When they stick to the tourist trail and take in the main sights the novel veers towards travelogue, with MacLaverty relaying facts through his characters’ discoveries. “The Dutch word for tulip was tulp,” Gerry notes at a flower market. But in time we realise that at each location or attraction something interesting or insightful materialises, whether a miniature drama, a relived memory, a fresh outlook, a revealing trait or foible – or a sign of a widening marital crack.

And so a painting of a reader in the Rijksmuseum takes Stella back to her childhood and the origins of her love affair with books and words. “People talked of being in difficulty and of opening the Bible for an answer but Stella played the same game with the dictionary.” A pit-stop at a bar in the red-light district and an Irish pub kitted out with “the whole paddywhackery” rams home Gerry’s drink-dependence: “Alcohol is the rubber tyres between me and the pier.” A misunderstanding in the Anne Frank House leaves Stella feeling mortified; a visit to a church leads her to take the first, tentative steps towards overhauling her life and fully embracing her faith.

This revelation marks a turning-point in the book.
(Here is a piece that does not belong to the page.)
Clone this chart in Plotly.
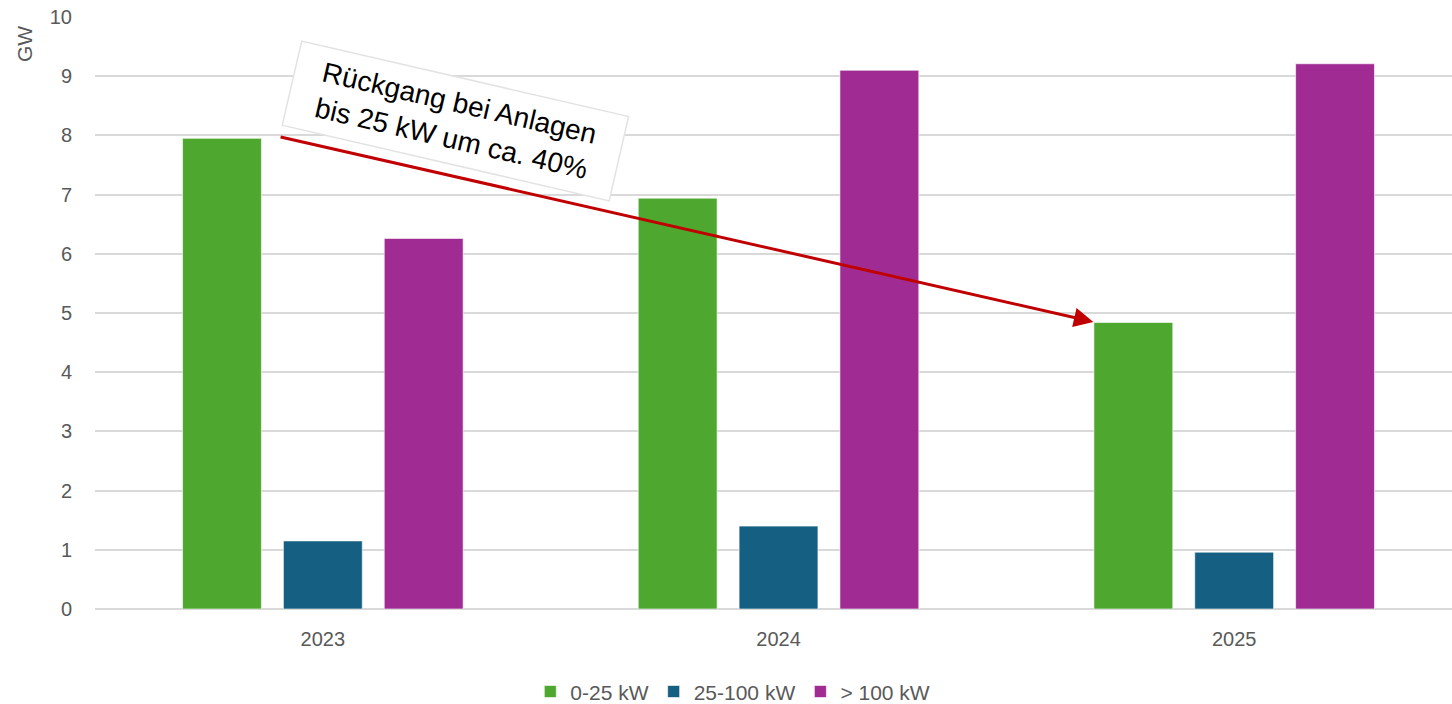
import plotly.graph_objects as go

years = ["2023", "2024", "2025"]
series_names = ["0-25 kW", "25-100 kW", "> 100 kW"]
small = [7.95, 6.94, 4.84]
medium = [1.15, 1.40, 0.96]
large = [6.26, 9.10, 9.21]
colors = ["#4EA72E", "#156082", "#A02B93"]
y_ticks = list(range(0, 11))
annotation_text = "Rückgang bei Anlagen<br>bis 25 kW um ca. 40%"

fig = go.Figure()
for name, vals, col in zip(series_names, [small, medium, large], colors):
    fig.add_trace(go.Bar(
        x=years, y=vals, name=name,
        marker=dict(color=col, line=dict(color="rgba(255,255,255,0.6)", width=1)),
    ))

font_family = "Liberation Sans, Arial, sans-serif"
tick_color = "#595959"

fig.update_layout(
    width=1452, height=704,
    margin=dict(l=95, r=0, t=17, b=95, autoexpand=False),
    paper_bgcolor="white", plot_bgcolor="white",
    barmode="group", bargap=0.336, bargroupgap=0.218,
    font=dict(family=font_family, color=tick_color, size=20),
    showlegend=True,
    legend=dict(orientation="h", xref="paper", yref="paper",
                x=0.470, xanchor="center", y=-0.14, yanchor="middle",
                font=dict(size=21, color=tick_color),
                itemwidth=30, traceorder="normal"),
    xaxis=dict(type="category", range=[-0.5, 2.478], showgrid=False,
               showline=False, ticks="", ticklabelstandoff=16,
               tickfont=dict(size=20, color=tick_color)),
    yaxis=dict(range=[0, 10], tickvals=y_ticks, showgrid=True,
               gridcolor="#d9d9d9", gridwidth=2, zeroline=True,
               zerolinecolor="#d9d9d9", zerolinewidth=2, showline=False,
               ticks="", ticklabelstandoff=22,
               tickfont=dict(size=20, color=tick_color)),
)

fig.add_annotation(
    text="GW", textangle=-90, xref="paper", yref="paper",
    x=-0.052, y=0.955, xanchor="center", yanchor="middle", showarrow=False,
    font=dict(size=21, color=tick_color, family=font_family),
)

# arrow
fig.add_annotation(
    x=1.691, y=4.85, ax=-0.096, ay=7.98, xref="x", yref="y", axref="x", ayref="y",
    text="", showarrow=True, arrowhead=2, arrowsize=1.3, arrowwidth=3,
    arrowcolor="#C00000", standoff=0,
)

# text box
fig.add_annotation(
    text=annotation_text, x=0.292, y=8.25, xref="x", yref="y",
    xanchor="center", yanchor="middle", showarrow=False, textangle=13,
    font=dict(size=28, color="black", family=font_family),
    bgcolor="white", bordercolor="#e3e3e3", borderwidth=1.5, borderpad=6,
    width=322, height=73, align="center",
)

fig.write_html("out.html")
Events then reach a crisis point when Stella worries that: “There’s not that much marriage left in us.” Suddenly the novel’s weak, too-literal title acquires another, more ominous meaning – not so much short break as permanent rupture. The pair press on, exploring the city together through biting wind and falling snow, while individually reflecting on where they have been, what they have overcome, and the uncertainties that lie ahead.
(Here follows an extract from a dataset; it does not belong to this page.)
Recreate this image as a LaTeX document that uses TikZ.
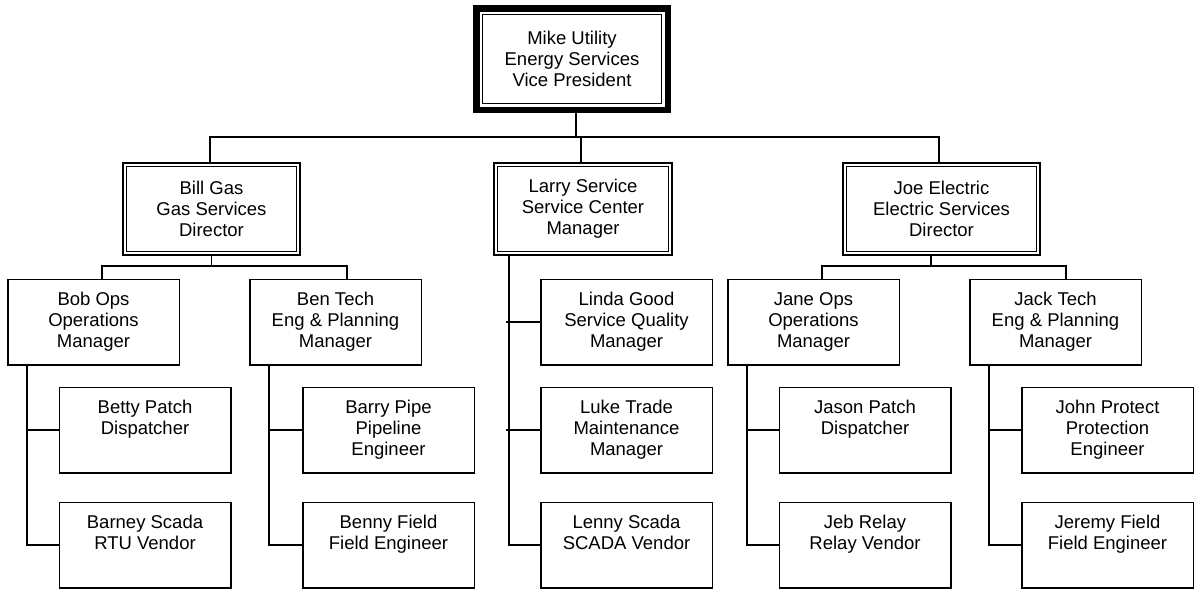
\documentclass[tikz,border=0pt]{standalone}
\usepackage{fontspec}
\setmainfont{Liberation Sans}
\usepackage{tikz}
\usetikzlibrary{calc}

\tikzset{
    staffbox/.style={draw, line width=1.5pt, minimum width=171.5pt, minimum height=85.5pt, align=center, inner sep=0pt},
    dirbox/.style={draw, double, double distance=2.2pt, line width=1.6pt, outer sep=2.7pt, minimum height=88.6pt, align=center, inner sep=0pt},
    vpbox/.style={draw, line width=6.5pt, minimum width=191.5pt, minimum height=101.5pt, align=center, inner sep=0pt,
        path picture={\draw[line width=1.4pt] ([shift={(6pt,-6pt)}]path picture bounding box.north west) rectangle ([shift={(-6pt,6pt)}]path picture bounding box.south east);}},
    conn/.style={line width=1.5pt}
}

\begin{document}
\begin{tikzpicture}[x=1pt, y=-1pt, font=\fontsize{18.5pt}{21pt}\selectfont]
            \useasboundingbox (0,0) rectangle (1196,590);
            % top
            \node (vp) [vpbox] at (572,59) {Mike Utility\\Energy Services\\Vice President};
            % directors
            \node (bill) [dirbox, minimum width=173.6pt] at (211.5,209) {Bill Gas\\Gas Services\\Director};
            \node (larry) [dirbox, minimum width=174.6pt] at (583,209) {Larry Service\\Service Center\\Manager};
            \node (joe) [dirbox, minimum width=193.6pt] at (941.5,209) {Joe Electric\\Electric Services\\Director};
            % managers
            \node (bob) [staffbox] at (93.5,322) {Bob Ops\\Operations\\Manager};
            \node (ben) [staffbox] at (335.5,322) {Ben Tech\\Eng \& Planning\\Manager};
            \node (jane) [staffbox] at (813.5,322) {Jane Ops\\Operations\\Manager};
            \node (jack) [staffbox] at (1055.5,322) {Jack Tech\\Eng \& Planning\\Manager};
            \node (linda) [staffbox] at (626.5,322) {Linda Good\\Service Quality\\Manager};
            % staff
            \node (betty) [staffbox] at (145,430) {Betty Patch\\Dispatcher\\\phantom{g}};
            \node (barney) [staffbox] at (145,545) {Barney Scada\\RTU Vendor\\\phantom{g}};
            \node (barry) [staffbox] at (388.5,430) {Barry Pipe\\Pipeline\\Engineer};
            \node (benny) [staffbox] at (388.5,545) {Benny Field\\Field Engineer\\\phantom{g}};
            \node (luke) [staffbox] at (626.5,430) {Luke Trade\\Maintenance\\Manager};
            \node (lenny) [staffbox] at (626.5,545) {Lenny Scada\\SCADA Vendor\\\phantom{g}};
            \node (jason) [staffbox] at (865,430) {Jason Patch\\Dispatcher\\\phantom{g}};
            \node (jeb) [staffbox] at (865,545) {Jeb Relay\\Relay Vendor\\\phantom{g}};
            \node (john) [staffbox] at (1107.5,430) {John Protect\\Protection\\Engineer};
            \node (jeremy) [staffbox] at (1107.5,545) {Jeremy Field\\Field Engineer\\\phantom{g}};
            % lines
            \draw[conn] ([xshift=4pt]vp.south) -- ++(0,24) coordinate (topbus);
            \draw[conn] ([xshift=-1.5pt]bill.north) |- (topbus) -| ([xshift=-2.5pt]joe.north);
            \draw[conn] ([xshift=-2pt]larry.north) -- ([xshift=-2pt]larry.north |- topbus);
            \draw[conn] (bill.south) -- ++(0,10) coordinate (gasbus);
            \draw[conn] ([xshift=8.5pt]bob.north) |- (gasbus) -| ([xshift=11.5pt]ben.north);
            \draw[conn] ([xshift=-10.5pt]joe.south) -- ++(0,10) coordinate (elecbus);
            \draw[conn] ([xshift=8.5pt]jane.north) |- (elecbus) -| ([xshift=10.5pt]jack.north);
            \draw[conn] ([xshift=20pt]bob.south west) |- (betty.west);
            \draw[conn] ([xshift=20pt]bob.south west) |- (barney.west);
            \draw[conn] ([xshift=20pt]ben.south west) |- (barry.west);
            \draw[conn] ([xshift=20pt]ben.south west) |- (benny.west);
            \draw[conn] ([xshift=20pt]jane.south west) |- (jason.west);
            \draw[conn] ([xshift=20pt]jane.south west) |- (jeb.west);
            \draw[conn] ([xshift=20pt]jack.south west) |- (john.west);
            \draw[conn] ([xshift=20pt]jack.south west) |- (jeremy.west);
            \draw[conn] ([xshift=16pt]larry.south west) |- (lenny.west);
            \draw[conn] (linda.west) -- ++(-34,0);
            \draw[conn] (luke.west) -- ++(-34,0);
        \end{tikzpicture}
\end{document}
DH Lawrence described his short story The Horse Dealer’s Daughter as “a midwinter story of oblivion”. MacLaverty’s midwinter-steeped novel takes its protagonists to the brink of a similar void – separation. It also routinely depicts an alcoholic Gerry facing, and toppling into, his own oblivion – going, as Stella puts it, “beyond the beyonds”. MacLaverty starts out softly, introducing an endearing armchair drinker who rises and soars “on the thermals of the first couple of glasses” and who maintains that whiskey helps him listen sharper, see more and love better. But as the narrative progresses, MacLaverty ushers in a grim reality, showing Gerry either over the limit and ribbing his wife for the little she drinks (“Priests drink more wine saying Mass than you do”) or over the edge and staggering lost down a hotel corridor and denying, or losing track of, how much he has sunk.

And yet for all the dark tones and shattering consequences – not to mention the violent, scattergun Belfast flashbacks – this is no bleak midwinter tale. We are far from the raw, intolerant worlds of MacLaverty’s early books, and the “bloody dunderin” of the Protestant drums that sound-tracked his 1997 novel Grace Notes. Instead, Midwinter Break strikes a similar balance to that of its predecessor, The Anatomy School (2001), blending the rough and the smooth, the tragic and the comic.
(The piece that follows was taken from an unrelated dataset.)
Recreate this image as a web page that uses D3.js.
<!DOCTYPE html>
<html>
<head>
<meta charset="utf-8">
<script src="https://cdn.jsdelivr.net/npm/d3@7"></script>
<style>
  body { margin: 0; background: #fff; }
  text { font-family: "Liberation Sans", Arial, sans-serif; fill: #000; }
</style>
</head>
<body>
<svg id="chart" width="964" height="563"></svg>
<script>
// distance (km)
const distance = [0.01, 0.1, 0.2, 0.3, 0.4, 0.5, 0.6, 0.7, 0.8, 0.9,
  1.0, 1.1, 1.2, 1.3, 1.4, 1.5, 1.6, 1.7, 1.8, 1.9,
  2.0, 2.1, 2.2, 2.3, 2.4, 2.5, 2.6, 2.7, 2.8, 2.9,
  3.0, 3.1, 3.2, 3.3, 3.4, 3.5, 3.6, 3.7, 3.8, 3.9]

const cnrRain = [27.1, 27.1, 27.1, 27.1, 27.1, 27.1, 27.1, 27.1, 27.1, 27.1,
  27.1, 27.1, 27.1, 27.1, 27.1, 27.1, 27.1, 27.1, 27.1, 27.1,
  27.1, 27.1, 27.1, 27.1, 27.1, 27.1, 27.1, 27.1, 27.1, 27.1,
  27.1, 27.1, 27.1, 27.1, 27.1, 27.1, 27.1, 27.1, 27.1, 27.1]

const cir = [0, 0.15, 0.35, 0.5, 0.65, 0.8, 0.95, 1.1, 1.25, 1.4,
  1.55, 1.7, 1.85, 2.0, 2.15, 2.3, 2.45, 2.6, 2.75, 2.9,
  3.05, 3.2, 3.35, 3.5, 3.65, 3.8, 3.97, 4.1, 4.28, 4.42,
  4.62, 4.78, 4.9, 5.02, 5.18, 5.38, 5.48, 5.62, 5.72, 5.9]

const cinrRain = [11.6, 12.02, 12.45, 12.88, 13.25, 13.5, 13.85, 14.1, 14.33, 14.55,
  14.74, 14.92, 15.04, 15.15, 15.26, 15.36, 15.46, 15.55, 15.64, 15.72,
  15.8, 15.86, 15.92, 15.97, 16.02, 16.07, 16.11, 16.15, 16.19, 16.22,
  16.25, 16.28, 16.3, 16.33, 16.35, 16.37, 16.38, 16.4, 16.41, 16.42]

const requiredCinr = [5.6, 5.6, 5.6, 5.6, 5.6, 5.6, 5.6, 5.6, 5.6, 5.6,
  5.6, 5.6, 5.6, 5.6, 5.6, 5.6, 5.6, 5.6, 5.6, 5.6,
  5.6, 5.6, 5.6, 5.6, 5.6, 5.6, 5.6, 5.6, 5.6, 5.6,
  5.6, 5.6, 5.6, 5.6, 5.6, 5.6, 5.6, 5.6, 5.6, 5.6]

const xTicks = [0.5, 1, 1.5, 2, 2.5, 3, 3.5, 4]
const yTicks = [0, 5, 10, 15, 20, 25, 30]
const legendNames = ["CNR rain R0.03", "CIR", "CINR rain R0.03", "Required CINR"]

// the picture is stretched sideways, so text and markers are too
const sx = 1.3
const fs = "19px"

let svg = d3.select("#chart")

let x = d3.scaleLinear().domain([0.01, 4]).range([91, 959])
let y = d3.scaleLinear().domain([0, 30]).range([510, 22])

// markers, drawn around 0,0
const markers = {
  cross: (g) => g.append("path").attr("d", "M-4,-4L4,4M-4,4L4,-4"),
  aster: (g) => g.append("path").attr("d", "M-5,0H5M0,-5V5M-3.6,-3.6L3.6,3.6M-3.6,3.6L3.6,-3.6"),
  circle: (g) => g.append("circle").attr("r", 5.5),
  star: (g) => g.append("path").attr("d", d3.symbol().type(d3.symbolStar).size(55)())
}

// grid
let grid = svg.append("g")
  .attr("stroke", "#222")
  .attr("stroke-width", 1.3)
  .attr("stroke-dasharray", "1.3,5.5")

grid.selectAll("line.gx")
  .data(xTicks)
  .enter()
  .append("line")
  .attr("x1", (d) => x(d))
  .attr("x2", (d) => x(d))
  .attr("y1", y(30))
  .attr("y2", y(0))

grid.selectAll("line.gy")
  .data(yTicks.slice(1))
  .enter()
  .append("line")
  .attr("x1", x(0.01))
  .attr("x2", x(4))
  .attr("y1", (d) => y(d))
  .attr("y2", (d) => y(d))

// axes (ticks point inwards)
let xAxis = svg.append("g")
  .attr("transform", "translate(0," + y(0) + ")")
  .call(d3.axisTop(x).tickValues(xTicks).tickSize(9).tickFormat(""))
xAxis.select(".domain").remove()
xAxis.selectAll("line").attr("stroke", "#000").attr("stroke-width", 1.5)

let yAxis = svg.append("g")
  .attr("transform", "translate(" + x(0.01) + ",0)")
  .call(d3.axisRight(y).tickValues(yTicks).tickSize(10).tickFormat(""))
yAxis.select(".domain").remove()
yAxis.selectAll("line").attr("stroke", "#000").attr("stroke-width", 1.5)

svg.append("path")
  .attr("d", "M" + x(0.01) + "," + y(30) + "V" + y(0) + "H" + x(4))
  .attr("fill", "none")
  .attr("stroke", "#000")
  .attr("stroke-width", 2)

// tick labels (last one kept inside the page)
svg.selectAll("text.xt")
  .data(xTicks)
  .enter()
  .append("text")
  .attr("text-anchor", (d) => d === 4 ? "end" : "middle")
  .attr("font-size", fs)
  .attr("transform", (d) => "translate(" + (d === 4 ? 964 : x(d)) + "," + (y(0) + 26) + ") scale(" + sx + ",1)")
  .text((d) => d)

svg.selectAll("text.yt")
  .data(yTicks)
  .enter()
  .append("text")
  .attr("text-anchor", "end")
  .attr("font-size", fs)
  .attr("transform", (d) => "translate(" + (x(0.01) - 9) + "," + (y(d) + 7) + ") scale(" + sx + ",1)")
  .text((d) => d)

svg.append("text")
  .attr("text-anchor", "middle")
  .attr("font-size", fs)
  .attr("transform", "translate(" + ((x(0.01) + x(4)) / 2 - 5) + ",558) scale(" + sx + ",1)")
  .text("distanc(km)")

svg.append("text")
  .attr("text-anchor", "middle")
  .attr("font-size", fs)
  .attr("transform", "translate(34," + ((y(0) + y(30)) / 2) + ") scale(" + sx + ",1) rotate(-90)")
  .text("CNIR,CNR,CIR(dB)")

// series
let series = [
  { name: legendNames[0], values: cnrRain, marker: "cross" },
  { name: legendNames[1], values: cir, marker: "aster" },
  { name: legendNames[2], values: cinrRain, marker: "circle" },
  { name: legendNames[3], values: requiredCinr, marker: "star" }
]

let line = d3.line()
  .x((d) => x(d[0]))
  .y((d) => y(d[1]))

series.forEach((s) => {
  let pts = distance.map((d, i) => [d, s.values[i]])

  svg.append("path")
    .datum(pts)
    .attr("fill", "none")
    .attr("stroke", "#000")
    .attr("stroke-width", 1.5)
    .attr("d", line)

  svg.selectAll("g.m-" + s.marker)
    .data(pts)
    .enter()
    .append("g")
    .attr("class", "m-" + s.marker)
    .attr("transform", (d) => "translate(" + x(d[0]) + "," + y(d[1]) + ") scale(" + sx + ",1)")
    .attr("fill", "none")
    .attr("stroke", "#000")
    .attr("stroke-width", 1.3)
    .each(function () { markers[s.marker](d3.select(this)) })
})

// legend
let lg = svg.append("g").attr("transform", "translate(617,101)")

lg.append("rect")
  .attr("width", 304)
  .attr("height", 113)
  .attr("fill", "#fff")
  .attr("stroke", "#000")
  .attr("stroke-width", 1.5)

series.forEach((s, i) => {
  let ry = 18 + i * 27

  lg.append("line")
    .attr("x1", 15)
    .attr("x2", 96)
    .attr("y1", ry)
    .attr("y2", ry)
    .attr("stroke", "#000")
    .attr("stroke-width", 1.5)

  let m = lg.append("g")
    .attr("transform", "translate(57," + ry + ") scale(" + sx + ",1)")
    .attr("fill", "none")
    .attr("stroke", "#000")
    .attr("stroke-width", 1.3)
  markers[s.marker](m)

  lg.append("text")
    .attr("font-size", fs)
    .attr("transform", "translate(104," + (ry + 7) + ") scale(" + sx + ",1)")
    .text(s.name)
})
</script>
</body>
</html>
Gerry and Stella’s repartee crackles on the page. His wit is observational and covers all bases: pigeons which fly off simultaneously, first one then all, “must be Catholics”. Her wordplay highlights his shortcomings: “Your fallback position – Gerry – is, in every instance, to fall back.” Their back-and-forth exchanges come laced with genuine feeling and Irish slang (“Catch yourself on,” she says, chiding him; “You’re stopping me getting over,” he complains to her). They indulge in fond recollection and curmudgeonly grumbling. The trials of ageing frustrate them, and they share their grievances every day in the allocated Ailment Hour. Mobile phones confound them: “They were of a generation who had used crank-handled phones in Donegal.” Amsterdam beguiles them. He has flaws and she has aspirations but despite their contradictions and incongruities they still have a reserve of mutual love. But is it enough?

There is a moment when Gerry ruminates on his career and decides that “architecture was about shedding light”. Good fiction sheds light too, illuminating the peculiar facets that make up the human condition. MacLaverty’s novel casts such a glow, and creates effects that prove to be both compassionate and compelling.